While Rowling and some other Western intellectuals have the courage to take on the enemies of freedom, there is hardly any Indian thought leader who has the gumption to fight for free speech. For decades, Indian intellectuals obsequiously obeyed the dictates of mad mullahs, be it the hounding of Bangladeshi writer Taslima Nasreen or the vandalism by a violent Muslim mob at a newspaper office in Bangalore. Having lost credibility and moral courage, their arguments against the depredations of the saffron brigade sound hollow and lack conviction.

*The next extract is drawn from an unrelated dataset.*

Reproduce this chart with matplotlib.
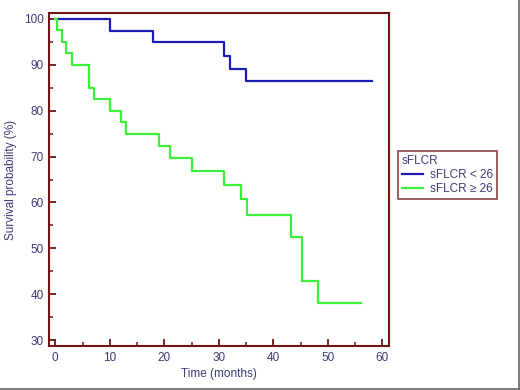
import matplotlib
matplotlib.use("Agg")
import matplotlib.pyplot as plt
from matplotlib.lines import Line2D

plt.rcParams["font.family"] = ["Liberation Sans", "DejaVu Sans"]

# Kaplan-Meier steps
low_times = [0, 10, 18, 31, 32, 35, 58]
low_surv = [100, 97.4, 94.9, 92.0, 89.2, 86.4, 86.4]

high_times = [0, 0.3, 1.3, 2.0, 3.0, 6.1, 7.1, 10, 12, 13, 19, 21, 25,
              31, 34, 35.2, 43.2, 45.2, 48.2, 56]
high_surv = [100, 97.5, 95.0, 92.5, 90.0, 85.0, 82.5, 80.0, 77.5, 75.0, 72.4,
             69.6, 66.8, 63.9, 60.7, 57.3, 52.5, 42.9, 38.1, 38.1]

labels = ["sFLCR < 26", "sFLCR \u2265 26"]
legend_title = "sFLCR"

frame_col = "#701414"
text_col = "#3c3c78"
blue = "#1c1cb4"
green = "#3af03a"

fig = plt.figure(figsize=(5.2, 3.9), dpi=100)
ax = fig.add_axes([49 / 520, 1 - 346 / 390, 340 / 520, 333 / 390])

ax.step(low_times, low_surv, where="post", color=blue, lw=1.6, label=labels[0])
ax.step(high_times, high_surv, where="post", color=green, lw=1.6, label=labels[1])

ax.set_xlim(-1.15, 61.2)
ax.set_ylim(28.7, 101.3)
ax.set_xticks(range(0, 61, 10))
ax.set_xticks(range(5, 61, 10), minor=True)
ax.set_yticks(range(30, 101, 10))
ax.set_yticks(range(35, 101, 10), minor=True)

for side in ["left", "right", "top", "bottom"]:
    ax.spines[side].set_color(frame_col)
    ax.spines[side].set_linewidth(1.5)

ax.tick_params(which="major", direction="in", length=5, width=1.3,
               color=frame_col, labelcolor=text_col, labelsize=8.5, pad=4)
ax.tick_params(which="minor", direction="in", length=3, width=1.1, color=frame_col)

ax.set_xlabel("Time (months)", color=text_col, fontsize=8.5, labelpad=3)
ax.set_ylabel("Survival probability (%)", color=text_col, fontsize=8.5, labelpad=5)

leg = ax.legend(title=legend_title, loc="upper left", bbox_to_anchor=(1.027, 0.585),
                fontsize=8.5, title_fontsize=8.5, frameon=True, fancybox=False,
                handlelength=1.8, handletextpad=0.6, borderpad=0.3,
                labelspacing=0.2, borderaxespad=0)
leg._legend_box.align = "left"
leg.get_frame().set_edgecolor(frame_col)
leg.get_frame().set_linewidth(1.2)
leg.get_title().set_color(text_col)
for t in leg.get_texts():
    t.set_color(text_col)

# grey picture border on right and bottom edges
fig.add_artist(Line2D([0.998, 0.998], [0, 1], transform=fig.transFigure, color="#666666", lw=1.2))
fig.add_artist(Line2D([0, 1], [0.003, 0.003], transform=fig.transFigure, color="#666666", lw=1.2))

fig.savefig("out.png", dpi=100)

Nothing exemplifies liberals’ duplicity as Congress leader and prominent author Shashi Tharoor’s diametrically opposite views on the subject in a span of around one year. In a debate with the English-American public intellectual Christopher Hitchens in 2007 (which is available on Youtube), Tharoor defended the right of the state to curtail free speech in order to maintain law and order. He said, “It’s where what you say, or write, or paint or do other things which cause such a grievous offence to a section of people in society in which you live that the society will be jeopardized…”

In other words, we should not offend any section of society, however retrograde or violent it may be. He went on the elaborate on this matter: “I told you about an anecdote about two years ago from India when a Bangalore newspaper in the Sunday magazine section published a story called ‘Muhammad the idiot’ which was about a retarded boy called Muhammad. Of course, the title was enough to inflame a mob of very, very angry people who stormed the newspaper, trashed the office, broke up the press. And I have to tell you that many fans of democracy and freedom of speech didn’t have much sympathy for the newspaper (emphasis added). It was really that they ought to have known better—that was the attitude.”

In June 2008, however, Tharoor defended Husain’s right to paint a picture which offended many Hindus.

In the West, there are authors and celebrities like Rowling and Musk to defend free speech. In our country, unfortunately, we have the likes of Tharoor whose tendentious views and double standards are a threat to freedom of expression.